The Wordy Shipmates is about the Puritans who came to America and settled in the Boston and Plymouth areas. It was okay, I enjoyed another book better. A Voyage Long and Strange: Rediscovering the New World by Tony Horwitz. It is about what happened in North America between 1492 when Columbus arrived and 1620 when the Pilgrims came. It is 100 years of history that we pretty much ignore most of the time. I will say that Sarah Vowell is an entertaining writer and I did enjoy her slant on her subject. But much of the book was very dry, I hate to say, boring.

Winter's Bone, you might have heard of the movie, the actress was up for an academy award....the book was great and I plan to read more from this author.

A Red Herring without Mustard by Alan Bradley, this book was a birthday present and the third in a new YA series that I absolutely love!! Flavia De Luce is a wonderfully fun and clever heroine. "The Sweetness at the Bottom of the Pie" is the first in this series.

Maisie Dobbs is the start of a murder mystery series set in post WWI England. I enjoyed it a lot and will be reading the rest of these books by this author. It was very similar to another series I started reading last year by Charles Todd featuring a WWI Nurse, Bess Crawford. The first book in the Bess Crawford series is "A Duty to the Dead" and I look forward to reading more of those also!

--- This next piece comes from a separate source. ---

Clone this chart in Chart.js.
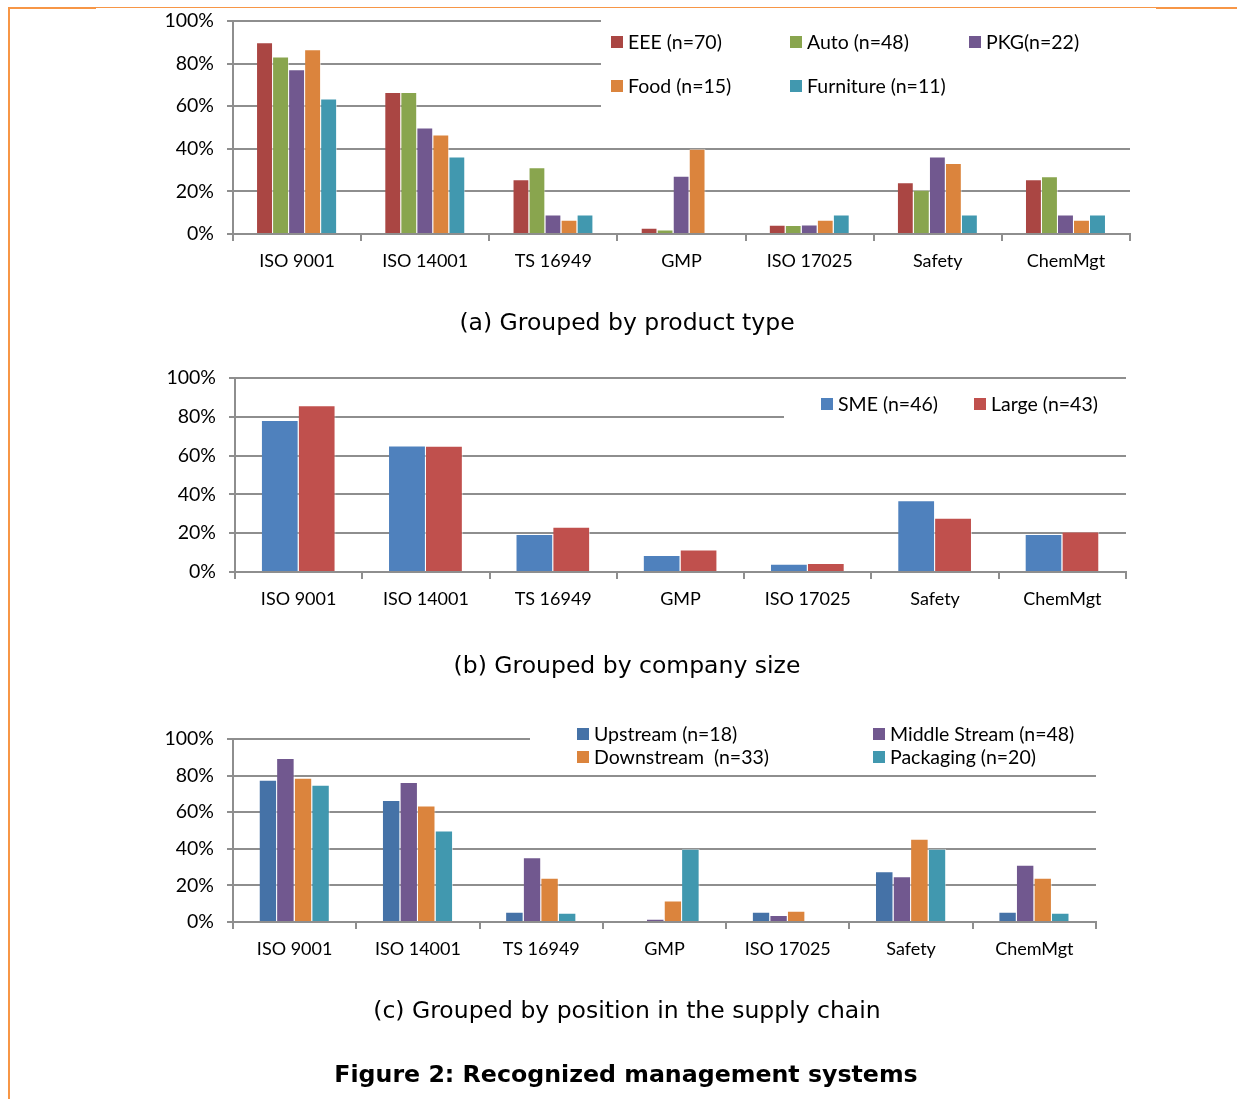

Little Boy Blues is a memoir of a man raised in 1950's NC. Being from North Carolina I enjoyed it. If you were raised in the south, you will see lots of similarities. I always enjoy southern writers for the familiarity that I have with their subject. I already KNOW all these characters, I have eaten the same food and been to the same places.

Dead Until Dark is the first book in the Sookie Stackhouse series that the True Blood HBO TV series is based upon. I watched the first season of True Blood, so now I am going back and reading the books that the TV series is based on.

The Painted Veil by W. Somerset Maugham This one was made into a movie in 2006 with Naomi Watts and Edward Norton.

Maud the Life of L. M. Montgomery is a biography. I was rereading the Anne books and realized that I had never read a biography of L. M. Montgomery, even though I have visited Prince Edward Island (where Montgomery is from and where the Anne books are set)!!

The Weird Sisters I recommend. I enjoyed it a lot. If you have a sister (or sisters), if you like reading, if you like Shakespeare. Reminded me a little of some Jane Smiley or Carol Shields. Great descriptive passages: "Bean pulled a heavy towel from the stack of laundry, unwinding it from the lascivious position it had gotten into with a pillowcase." I just love stuff like that!

At Random the Reminiscences of Bennett Cerf, I got the idea to read this book from a documentary I watched about the history of the Tonight Show with Johnny Carson. They mentioned a "Bennett Cerf Joke Book," so I went online looking for info about Bennett Cerf and found this book at my local library. It is his autobiography, turns out he was one of the founding fathers of Random House book publishing. The book is an amazing account of his adventures meeting famous writers like Truman Capote, Ernest Hemingway, Theodore Dreiser, Dorothy Parker, William Faulkner and many many more. I was captivated.